Now say that B was chosen from the machine . Next roll's chances are 0.5x0.5 for B which is 25% chance now , 

A has 30% chance + 15% chance = 45% chance , and C has 20% + 10% = 30% chance to hit.

And based on these results the ''machine'' picks up a letter (result ) and the algorithm goes on  and on and on...

[GirvanaWantsBinnieBalls]

38 minutes ago, Dash Lambda said:

I'm still curious what exactly you wanted. Is it a random sample without replacement?

but i thought about it , and it is incorrect... the machine should still have the same chances no matter how many times B  or C hit...

The chance of hitting B 2 times is 0.5 x 0.5 , but the machine still remains on its original standpoint... i was wrong and confused some people here and i apologise!

[Egg-Roll]

1 hour ago, GirvanaWantsBinnieBalls said:

but i thought about it , and it is incorrect... the machine should still have the same chances no matter how many times B  or C hit...

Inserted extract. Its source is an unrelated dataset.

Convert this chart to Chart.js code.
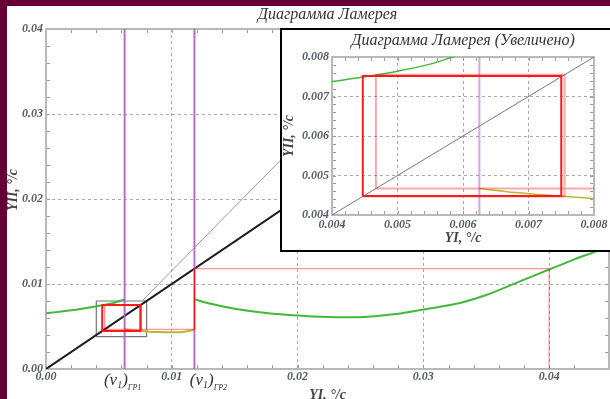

The chance of hitting B 2 times is 0.5 x 0.5 , but the machine still remains on its original standpoint... i was wrong and confused some people here and i apologise!

In that case it's real easy, you need a random number generator 1-10 will work because you have a 30/50/20% chances so they can go down by 10 to become 3/5/2.

To switch things up one could give number 2,4,6,8,10 for B, 1,5,9 for A and 3,7 for C. This makes it so the numbers if always hitting low numbers don't always hit the same letter, after all you have a 50/50 chance of getting numbers below 5.

 

Out of a simulation of 1000 times you should get the rough % required.